[WHAT YOU NEED TO DO]:
Give back the full listing verbatim, apart from its images.

## start GIVEN INFORMATION

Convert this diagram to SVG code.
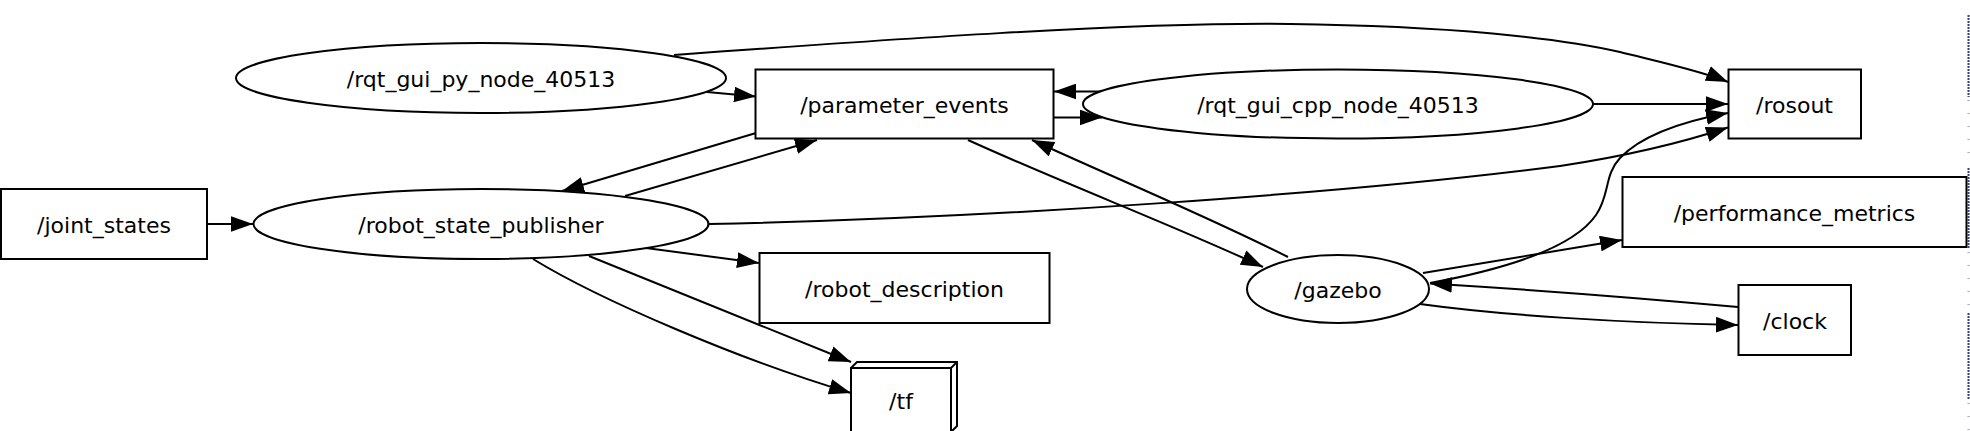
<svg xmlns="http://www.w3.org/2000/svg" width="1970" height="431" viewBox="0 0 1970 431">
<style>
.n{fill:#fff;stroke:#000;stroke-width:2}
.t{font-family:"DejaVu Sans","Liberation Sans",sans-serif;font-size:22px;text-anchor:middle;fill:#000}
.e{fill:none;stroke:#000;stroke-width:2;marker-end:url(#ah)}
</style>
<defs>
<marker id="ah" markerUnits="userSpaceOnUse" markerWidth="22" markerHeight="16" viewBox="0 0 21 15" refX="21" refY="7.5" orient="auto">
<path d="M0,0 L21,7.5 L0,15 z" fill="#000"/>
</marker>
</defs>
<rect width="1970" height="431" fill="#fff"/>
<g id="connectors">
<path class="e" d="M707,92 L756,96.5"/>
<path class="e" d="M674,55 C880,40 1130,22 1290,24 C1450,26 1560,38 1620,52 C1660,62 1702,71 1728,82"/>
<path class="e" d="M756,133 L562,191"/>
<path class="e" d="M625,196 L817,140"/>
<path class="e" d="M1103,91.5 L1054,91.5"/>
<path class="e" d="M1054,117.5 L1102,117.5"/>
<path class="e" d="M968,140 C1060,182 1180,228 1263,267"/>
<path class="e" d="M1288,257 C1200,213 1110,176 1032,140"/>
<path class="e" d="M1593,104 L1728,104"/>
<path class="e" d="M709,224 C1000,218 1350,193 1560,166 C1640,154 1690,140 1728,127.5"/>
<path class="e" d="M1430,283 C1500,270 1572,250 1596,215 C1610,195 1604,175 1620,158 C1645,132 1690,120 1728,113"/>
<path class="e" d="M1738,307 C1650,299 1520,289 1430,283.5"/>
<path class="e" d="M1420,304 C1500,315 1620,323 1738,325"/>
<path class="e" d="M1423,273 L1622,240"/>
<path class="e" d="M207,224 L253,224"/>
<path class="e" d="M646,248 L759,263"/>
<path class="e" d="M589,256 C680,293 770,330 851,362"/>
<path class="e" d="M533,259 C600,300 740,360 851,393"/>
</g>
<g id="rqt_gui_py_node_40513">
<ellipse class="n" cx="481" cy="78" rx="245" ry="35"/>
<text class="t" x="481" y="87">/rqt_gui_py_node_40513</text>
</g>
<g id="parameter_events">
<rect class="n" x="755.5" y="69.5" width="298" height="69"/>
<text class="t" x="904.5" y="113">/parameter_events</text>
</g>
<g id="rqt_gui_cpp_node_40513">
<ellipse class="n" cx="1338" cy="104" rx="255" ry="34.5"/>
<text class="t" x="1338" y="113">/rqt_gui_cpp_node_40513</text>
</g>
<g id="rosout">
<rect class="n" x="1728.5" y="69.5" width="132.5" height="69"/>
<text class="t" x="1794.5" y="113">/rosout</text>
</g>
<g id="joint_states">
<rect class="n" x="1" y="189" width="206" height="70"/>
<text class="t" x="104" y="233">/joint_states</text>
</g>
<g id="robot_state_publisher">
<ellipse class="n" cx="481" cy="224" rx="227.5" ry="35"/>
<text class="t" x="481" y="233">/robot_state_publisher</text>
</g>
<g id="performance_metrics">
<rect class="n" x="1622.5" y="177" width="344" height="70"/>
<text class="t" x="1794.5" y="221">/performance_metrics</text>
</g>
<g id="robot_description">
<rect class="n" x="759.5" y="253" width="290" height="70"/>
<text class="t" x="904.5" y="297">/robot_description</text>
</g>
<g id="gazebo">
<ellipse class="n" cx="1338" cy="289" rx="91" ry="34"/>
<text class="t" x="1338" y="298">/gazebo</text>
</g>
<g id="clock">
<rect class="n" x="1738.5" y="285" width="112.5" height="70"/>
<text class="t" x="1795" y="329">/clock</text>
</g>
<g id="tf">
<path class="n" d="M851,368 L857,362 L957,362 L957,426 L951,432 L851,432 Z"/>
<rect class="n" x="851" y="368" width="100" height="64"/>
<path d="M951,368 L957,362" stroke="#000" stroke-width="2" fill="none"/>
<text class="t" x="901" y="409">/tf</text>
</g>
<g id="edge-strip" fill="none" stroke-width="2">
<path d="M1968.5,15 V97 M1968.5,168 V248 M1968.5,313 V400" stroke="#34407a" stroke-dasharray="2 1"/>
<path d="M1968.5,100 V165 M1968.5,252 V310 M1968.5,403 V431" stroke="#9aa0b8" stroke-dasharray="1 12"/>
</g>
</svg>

## end GIVEN INFORMATION

[REPLY]:
Convert this diagram to SVG code.
<svg xmlns="http://www.w3.org/2000/svg" width="1970" height="431" viewBox="0 0 1970 431">
<style>
.n{fill:#fff;stroke:#000;stroke-width:2}
.t{font-family:"DejaVu Sans","Liberation Sans",sans-serif;font-size:22px;text-anchor:middle;fill:#000}
.e{fill:none;stroke:#000;stroke-width:2;marker-end:url(#ah)}
</style>
<defs>
<marker id="ah" markerUnits="userSpaceOnUse" markerWidth="22" markerHeight="16" viewBox="0 0 21 15" refX="21" refY="7.5" orient="auto">
<path d="M0,0 L21,7.5 L0,15 z" fill="#000"/>
</marker>
</defs>
<rect width="1970" height="431" fill="#fff"/>
<g id="connectors">
<path class="e" d="M707,92 L756,96.5"/>
<path class="e" d="M674,55 C880,40 1130,22 1290,24 C1450,26 1560,38 1620,52 C1660,62 1702,71 1728,82"/>
<path class="e" d="M756,133 L562,191"/>
<path class="e" d="M625,196 L817,140"/>
<path class="e" d="M1103,91.5 L1054,91.5"/>
<path class="e" d="M1054,117.5 L1102,117.5"/>
<path class="e" d="M968,140 C1060,182 1180,228 1263,267"/>
<path class="e" d="M1288,257 C1200,213 1110,176 1032,140"/>
<path class="e" d="M1593,104 L1728,104"/>
<path class="e" d="M709,224 C1000,218 1350,193 1560,166 C1640,154 1690,140 1728,127.5"/>
<path class="e" d="M1430,283 C1500,270 1572,250 1596,215 C1610,195 1604,175 1620,158 C1645,132 1690,120 1728,113"/>
<path class="e" d="M1738,307 C1650,299 1520,289 1430,283.5"/>
<path class="e" d="M1420,304 C1500,315 1620,323 1738,325"/>
<path class="e" d="M1423,273 L1622,240"/>
<path class="e" d="M207,224 L253,224"/>
<path class="e" d="M646,248 L759,263"/>
<path class="e" d="M589,256 C680,293 770,330 851,362"/>
<path class="e" d="M533,259 C600,300 740,360 851,393"/>
</g>
<g id="rqt_gui_py_node_40513">
<ellipse class="n" cx="481" cy="78" rx="245" ry="35"/>
<text class="t" x="481" y="87">/rqt_gui_py_node_40513</text>
</g>
<g id="parameter_events">
<rect class="n" x="755.5" y="69.5" width="298" height="69"/>
<text class="t" x="904.5" y="113">/parameter_events</text>
</g>
<g id="rqt_gui_cpp_node_40513">
<ellipse class="n" cx="1338" cy="104" rx="255" ry="34.5"/>
<text class="t" x="1338" y="113">/rqt_gui_cpp_node_40513</text>
</g>
<g id="rosout">
<rect class="n" x="1728.5" y="69.5" width="132.5" height="69"/>
<text class="t" x="1794.5" y="113">/rosout</text>
</g>
<g id="joint_states">
<rect class="n" x="1" y="189" width="206" height="70"/>
<text class="t" x="104" y="233">/joint_states</text>
</g>
<g id="robot_state_publisher">
<ellipse class="n" cx="481" cy="224" rx="227.5" ry="35"/>
<text class="t" x="481" y="233">/robot_state_publisher</text>
</g>
<g id="performance_metrics">
<rect class="n" x="1622.5" y="177" width="344" height="70"/>
<text class="t" x="1794.5" y="221">/performance_metrics</text>
</g>
<g id="robot_description">
<rect class="n" x="759.5" y="253" width="290" height="70"/>
<text class="t" x="904.5" y="297">/robot_description</text>
</g>
<g id="gazebo">
<ellipse class="n" cx="1338" cy="289" rx="91" ry="34"/>
<text class="t" x="1338" y="298">/gazebo</text>
</g>
<g id="clock">
<rect class="n" x="1738.5" y="285" width="112.5" height="70"/>
<text class="t" x="1795" y="329">/clock</text>
</g>
<g id="tf">
<path class="n" d="M851,368 L857,362 L957,362 L957,426 L951,432 L851,432 Z"/>
<rect class="n" x="851" y="368" width="100" height="64"/>
<path d="M951,368 L957,362" stroke="#000" stroke-width="2" fill="none"/>
<text class="t" x="901" y="409">/tf</text>
</g>
<g id="edge-strip" fill="none" stroke-width="2">
<path d="M1968.5,15 V97 M1968.5,168 V248 M1968.5,313 V400" stroke="#34407a" stroke-dasharray="2 1"/>
<path d="M1968.5,100 V165 M1968.5,252 V310 M1968.5,403 V431" stroke="#9aa0b8" stroke-dasharray="1 12"/>
</g>
</svg>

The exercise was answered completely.